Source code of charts
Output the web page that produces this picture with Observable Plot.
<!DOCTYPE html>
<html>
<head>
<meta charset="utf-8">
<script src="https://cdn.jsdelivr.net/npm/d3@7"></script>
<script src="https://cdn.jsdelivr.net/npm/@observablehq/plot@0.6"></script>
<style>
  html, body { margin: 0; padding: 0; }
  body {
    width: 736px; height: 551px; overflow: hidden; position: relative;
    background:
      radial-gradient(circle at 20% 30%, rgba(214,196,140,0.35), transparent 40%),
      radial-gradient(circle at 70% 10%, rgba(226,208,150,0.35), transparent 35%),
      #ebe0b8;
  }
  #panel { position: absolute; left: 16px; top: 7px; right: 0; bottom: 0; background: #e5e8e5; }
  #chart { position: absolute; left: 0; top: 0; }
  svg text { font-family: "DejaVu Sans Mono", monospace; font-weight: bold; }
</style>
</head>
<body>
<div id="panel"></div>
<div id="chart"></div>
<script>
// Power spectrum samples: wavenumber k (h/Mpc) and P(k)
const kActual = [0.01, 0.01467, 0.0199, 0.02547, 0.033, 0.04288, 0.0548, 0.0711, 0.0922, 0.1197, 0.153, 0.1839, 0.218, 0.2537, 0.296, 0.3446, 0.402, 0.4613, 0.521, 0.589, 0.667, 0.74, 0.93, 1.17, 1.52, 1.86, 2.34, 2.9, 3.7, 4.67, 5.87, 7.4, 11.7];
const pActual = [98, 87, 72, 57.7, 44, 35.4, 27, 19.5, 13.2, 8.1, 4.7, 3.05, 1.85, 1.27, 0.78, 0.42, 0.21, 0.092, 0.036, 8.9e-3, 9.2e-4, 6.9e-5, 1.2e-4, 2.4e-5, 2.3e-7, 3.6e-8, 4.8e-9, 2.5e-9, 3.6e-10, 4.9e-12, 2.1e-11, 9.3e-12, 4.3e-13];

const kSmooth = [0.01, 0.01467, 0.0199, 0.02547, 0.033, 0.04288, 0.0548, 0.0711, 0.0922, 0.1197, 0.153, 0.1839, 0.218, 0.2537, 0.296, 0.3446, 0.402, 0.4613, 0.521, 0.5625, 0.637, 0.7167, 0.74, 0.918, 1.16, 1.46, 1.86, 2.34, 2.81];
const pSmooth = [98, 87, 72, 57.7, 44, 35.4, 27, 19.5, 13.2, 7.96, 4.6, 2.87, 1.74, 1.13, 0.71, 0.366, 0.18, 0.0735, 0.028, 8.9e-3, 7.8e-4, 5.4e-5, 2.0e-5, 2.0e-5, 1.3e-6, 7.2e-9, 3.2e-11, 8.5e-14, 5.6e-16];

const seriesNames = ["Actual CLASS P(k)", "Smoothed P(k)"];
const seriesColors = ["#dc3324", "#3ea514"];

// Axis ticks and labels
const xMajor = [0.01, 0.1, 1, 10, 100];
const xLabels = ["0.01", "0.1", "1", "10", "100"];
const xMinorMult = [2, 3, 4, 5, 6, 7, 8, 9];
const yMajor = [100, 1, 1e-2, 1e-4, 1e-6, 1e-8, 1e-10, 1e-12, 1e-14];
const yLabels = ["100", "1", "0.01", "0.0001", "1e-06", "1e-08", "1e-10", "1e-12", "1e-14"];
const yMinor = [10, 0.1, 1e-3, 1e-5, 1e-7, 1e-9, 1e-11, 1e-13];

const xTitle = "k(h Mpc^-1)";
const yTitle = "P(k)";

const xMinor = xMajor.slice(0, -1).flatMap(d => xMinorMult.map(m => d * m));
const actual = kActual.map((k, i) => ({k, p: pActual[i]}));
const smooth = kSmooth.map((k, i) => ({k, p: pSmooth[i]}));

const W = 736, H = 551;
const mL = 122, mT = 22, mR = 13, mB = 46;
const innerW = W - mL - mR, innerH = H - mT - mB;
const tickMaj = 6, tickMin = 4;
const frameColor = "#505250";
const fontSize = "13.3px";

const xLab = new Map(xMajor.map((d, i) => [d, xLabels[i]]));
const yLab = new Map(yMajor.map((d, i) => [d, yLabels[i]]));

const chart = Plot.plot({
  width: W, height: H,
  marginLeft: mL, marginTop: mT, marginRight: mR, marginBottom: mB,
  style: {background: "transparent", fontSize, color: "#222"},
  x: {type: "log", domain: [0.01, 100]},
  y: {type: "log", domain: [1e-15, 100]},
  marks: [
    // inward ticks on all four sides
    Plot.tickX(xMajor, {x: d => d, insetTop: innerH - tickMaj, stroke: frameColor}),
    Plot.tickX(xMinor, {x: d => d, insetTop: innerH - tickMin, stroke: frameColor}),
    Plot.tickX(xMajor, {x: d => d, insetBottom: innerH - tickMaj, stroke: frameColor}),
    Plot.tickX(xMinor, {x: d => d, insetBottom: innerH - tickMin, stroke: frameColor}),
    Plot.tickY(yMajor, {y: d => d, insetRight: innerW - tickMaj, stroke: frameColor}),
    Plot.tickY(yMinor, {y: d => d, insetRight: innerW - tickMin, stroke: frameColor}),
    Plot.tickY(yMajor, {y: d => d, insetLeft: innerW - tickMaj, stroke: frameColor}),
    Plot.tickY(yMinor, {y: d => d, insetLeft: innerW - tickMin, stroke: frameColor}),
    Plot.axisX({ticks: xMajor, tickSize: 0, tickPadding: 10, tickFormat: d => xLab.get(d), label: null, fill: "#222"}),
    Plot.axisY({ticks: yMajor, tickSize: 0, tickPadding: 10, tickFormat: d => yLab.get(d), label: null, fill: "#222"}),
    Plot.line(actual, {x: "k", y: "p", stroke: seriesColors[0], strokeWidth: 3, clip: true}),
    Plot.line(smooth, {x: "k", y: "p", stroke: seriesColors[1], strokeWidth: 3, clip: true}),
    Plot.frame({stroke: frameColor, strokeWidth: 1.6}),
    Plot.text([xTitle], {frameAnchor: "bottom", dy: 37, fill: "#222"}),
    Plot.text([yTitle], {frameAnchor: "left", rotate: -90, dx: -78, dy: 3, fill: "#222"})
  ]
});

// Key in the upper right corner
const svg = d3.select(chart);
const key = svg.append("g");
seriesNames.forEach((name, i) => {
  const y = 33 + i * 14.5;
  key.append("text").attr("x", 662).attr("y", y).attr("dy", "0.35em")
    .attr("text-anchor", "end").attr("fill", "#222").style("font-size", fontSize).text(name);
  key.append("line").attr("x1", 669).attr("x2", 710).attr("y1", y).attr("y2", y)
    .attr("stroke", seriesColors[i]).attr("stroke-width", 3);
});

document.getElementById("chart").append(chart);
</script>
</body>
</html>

==

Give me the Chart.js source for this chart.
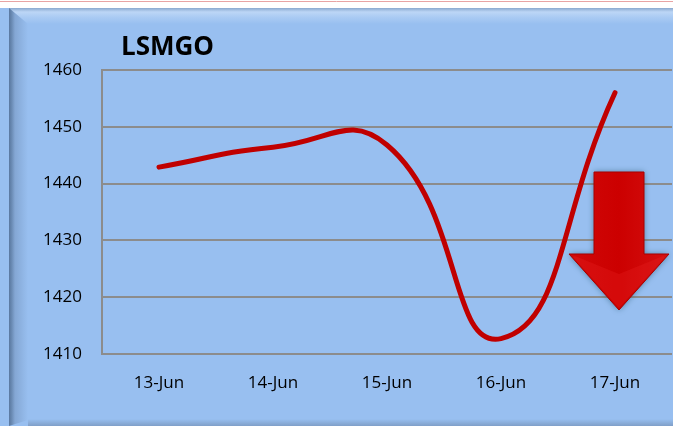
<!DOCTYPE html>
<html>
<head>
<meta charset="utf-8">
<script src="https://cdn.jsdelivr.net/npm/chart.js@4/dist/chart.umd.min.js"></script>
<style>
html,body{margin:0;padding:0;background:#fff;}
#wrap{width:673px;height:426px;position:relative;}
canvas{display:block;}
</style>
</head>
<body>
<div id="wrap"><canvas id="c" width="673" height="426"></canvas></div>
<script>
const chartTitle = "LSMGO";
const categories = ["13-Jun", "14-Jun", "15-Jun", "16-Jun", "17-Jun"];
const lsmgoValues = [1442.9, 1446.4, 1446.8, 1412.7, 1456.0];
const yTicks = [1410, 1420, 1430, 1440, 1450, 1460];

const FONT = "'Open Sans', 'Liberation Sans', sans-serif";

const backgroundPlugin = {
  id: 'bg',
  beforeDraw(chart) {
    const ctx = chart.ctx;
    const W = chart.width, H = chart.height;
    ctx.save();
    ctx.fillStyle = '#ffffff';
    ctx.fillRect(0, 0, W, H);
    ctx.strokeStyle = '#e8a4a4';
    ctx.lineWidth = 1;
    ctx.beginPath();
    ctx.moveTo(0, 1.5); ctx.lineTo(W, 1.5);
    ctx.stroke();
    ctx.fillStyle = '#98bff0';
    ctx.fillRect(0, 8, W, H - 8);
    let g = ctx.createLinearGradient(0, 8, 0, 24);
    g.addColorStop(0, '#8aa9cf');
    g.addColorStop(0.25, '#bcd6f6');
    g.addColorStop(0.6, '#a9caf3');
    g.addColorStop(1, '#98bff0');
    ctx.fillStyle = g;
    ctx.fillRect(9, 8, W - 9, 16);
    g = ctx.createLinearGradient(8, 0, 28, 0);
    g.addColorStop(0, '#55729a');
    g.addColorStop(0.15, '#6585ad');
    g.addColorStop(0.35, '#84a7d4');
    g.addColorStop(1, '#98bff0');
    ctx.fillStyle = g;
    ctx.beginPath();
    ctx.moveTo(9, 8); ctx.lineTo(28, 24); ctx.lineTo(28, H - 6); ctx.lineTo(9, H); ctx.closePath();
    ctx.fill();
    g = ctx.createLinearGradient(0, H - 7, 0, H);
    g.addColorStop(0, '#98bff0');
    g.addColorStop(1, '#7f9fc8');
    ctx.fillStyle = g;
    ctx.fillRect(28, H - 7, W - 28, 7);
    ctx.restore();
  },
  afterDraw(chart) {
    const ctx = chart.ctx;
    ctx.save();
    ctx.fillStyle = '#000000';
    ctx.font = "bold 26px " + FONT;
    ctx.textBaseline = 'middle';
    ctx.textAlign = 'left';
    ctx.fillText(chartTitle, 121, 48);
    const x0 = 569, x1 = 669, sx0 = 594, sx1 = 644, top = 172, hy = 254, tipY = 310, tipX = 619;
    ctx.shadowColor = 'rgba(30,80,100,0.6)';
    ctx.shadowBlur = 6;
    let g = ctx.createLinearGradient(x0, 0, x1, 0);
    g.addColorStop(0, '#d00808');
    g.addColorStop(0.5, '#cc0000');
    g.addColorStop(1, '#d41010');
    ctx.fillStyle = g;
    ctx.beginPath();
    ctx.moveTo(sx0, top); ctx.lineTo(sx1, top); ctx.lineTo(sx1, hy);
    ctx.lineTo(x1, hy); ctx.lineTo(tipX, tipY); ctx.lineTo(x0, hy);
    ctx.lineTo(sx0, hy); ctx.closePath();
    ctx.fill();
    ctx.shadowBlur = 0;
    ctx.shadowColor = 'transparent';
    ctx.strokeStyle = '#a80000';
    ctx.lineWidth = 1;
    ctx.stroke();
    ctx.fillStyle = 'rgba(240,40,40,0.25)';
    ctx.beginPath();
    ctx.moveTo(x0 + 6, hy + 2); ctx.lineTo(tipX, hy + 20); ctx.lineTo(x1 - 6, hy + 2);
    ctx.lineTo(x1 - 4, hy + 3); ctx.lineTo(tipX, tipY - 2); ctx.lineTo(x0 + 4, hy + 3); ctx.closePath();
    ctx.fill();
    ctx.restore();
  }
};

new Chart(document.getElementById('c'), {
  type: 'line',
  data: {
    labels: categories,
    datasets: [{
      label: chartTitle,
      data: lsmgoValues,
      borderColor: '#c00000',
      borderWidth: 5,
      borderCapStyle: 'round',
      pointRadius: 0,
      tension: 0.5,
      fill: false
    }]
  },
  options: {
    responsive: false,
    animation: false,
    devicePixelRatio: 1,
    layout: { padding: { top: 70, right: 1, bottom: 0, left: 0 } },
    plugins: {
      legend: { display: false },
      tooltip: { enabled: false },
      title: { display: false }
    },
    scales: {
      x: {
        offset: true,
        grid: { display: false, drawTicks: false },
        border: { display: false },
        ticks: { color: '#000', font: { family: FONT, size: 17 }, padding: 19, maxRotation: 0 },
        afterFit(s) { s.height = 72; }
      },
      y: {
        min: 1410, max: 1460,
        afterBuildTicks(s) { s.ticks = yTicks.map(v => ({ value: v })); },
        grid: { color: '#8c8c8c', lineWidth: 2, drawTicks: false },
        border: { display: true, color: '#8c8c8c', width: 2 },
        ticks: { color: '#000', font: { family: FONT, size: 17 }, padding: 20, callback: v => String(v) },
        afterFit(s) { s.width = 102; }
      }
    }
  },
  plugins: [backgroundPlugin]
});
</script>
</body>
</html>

What the task asks |
Take every line that includes the string "this" and copy it.

Result below |
Output the web page that produces this picture with Observable Plot.
Give me the Chart.js source for this chart.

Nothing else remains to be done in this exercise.